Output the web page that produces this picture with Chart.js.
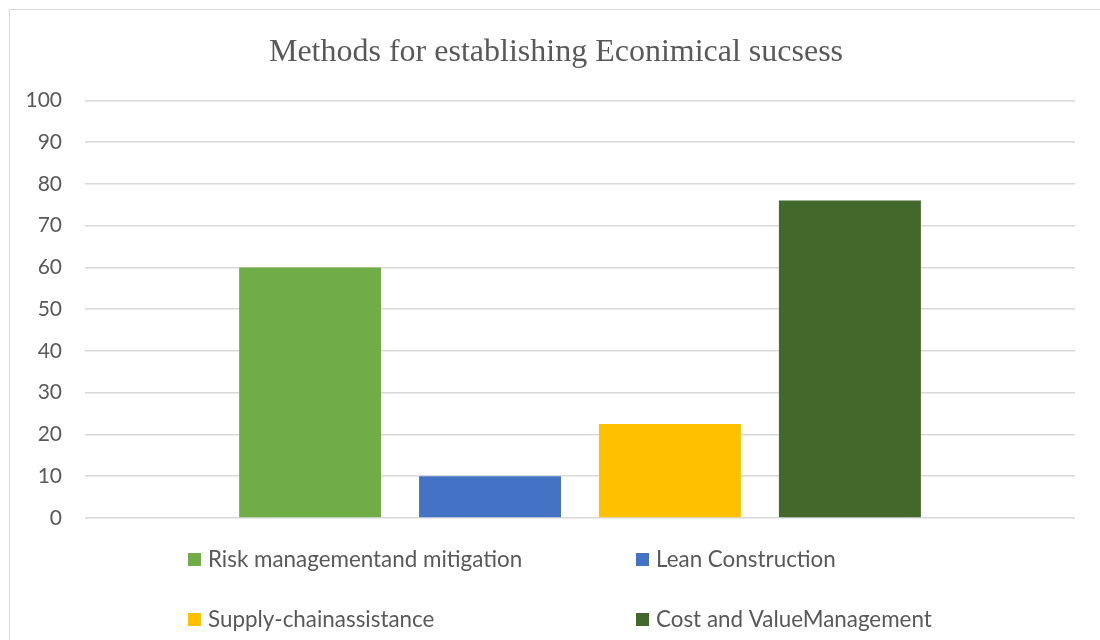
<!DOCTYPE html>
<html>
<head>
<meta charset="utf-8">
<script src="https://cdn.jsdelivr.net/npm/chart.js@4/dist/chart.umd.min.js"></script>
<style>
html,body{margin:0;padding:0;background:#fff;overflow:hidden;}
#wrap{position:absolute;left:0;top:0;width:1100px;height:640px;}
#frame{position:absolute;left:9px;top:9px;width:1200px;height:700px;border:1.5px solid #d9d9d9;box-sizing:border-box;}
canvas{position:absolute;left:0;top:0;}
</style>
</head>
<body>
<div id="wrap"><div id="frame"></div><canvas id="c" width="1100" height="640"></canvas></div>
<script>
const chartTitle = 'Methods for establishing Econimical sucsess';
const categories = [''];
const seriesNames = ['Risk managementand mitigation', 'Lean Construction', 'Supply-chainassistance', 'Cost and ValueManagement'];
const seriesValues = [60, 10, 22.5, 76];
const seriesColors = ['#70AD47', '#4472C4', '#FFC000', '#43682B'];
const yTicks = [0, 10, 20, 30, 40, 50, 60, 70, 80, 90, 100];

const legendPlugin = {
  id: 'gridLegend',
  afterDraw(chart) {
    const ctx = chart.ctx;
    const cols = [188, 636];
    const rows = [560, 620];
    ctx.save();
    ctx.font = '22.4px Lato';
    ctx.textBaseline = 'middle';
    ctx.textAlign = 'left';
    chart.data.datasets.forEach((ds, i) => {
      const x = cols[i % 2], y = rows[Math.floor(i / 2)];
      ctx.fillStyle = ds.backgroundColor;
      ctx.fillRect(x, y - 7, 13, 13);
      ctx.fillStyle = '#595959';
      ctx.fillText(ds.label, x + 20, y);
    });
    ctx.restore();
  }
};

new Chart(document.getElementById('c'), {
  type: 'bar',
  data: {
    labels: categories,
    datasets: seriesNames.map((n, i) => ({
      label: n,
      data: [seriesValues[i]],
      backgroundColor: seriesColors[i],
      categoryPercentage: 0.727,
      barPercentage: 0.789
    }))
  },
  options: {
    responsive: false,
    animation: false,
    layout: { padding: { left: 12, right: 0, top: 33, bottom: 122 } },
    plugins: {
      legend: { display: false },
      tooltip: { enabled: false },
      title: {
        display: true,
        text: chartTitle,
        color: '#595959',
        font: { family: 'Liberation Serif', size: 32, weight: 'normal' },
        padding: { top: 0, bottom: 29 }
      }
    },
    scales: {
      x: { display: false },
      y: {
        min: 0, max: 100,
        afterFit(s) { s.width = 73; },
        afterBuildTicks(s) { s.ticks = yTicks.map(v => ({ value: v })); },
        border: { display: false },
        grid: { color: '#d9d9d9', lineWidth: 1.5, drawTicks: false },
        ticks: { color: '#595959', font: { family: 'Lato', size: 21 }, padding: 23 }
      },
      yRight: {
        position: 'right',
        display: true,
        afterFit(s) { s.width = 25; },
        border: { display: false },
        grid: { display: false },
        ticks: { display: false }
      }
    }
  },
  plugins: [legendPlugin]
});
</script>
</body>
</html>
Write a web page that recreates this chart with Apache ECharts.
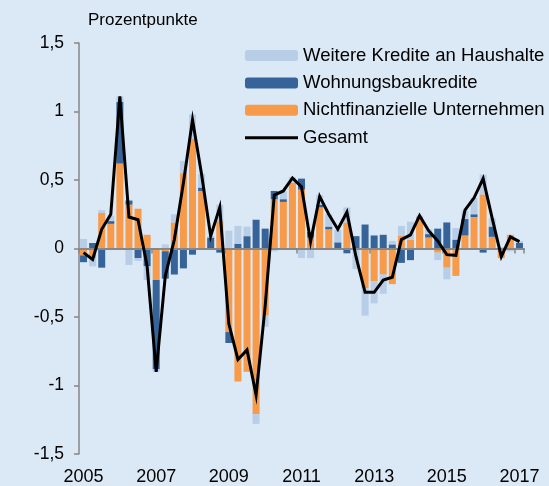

━━━━━━━━━━━━━━━━━━━━

Task prompt:
Each line that holds the word "this" is to be copied.

Right answer:
Output the web page that produces this picture with Chart.js.
Write a web page that recreates this chart with Apache ECharts.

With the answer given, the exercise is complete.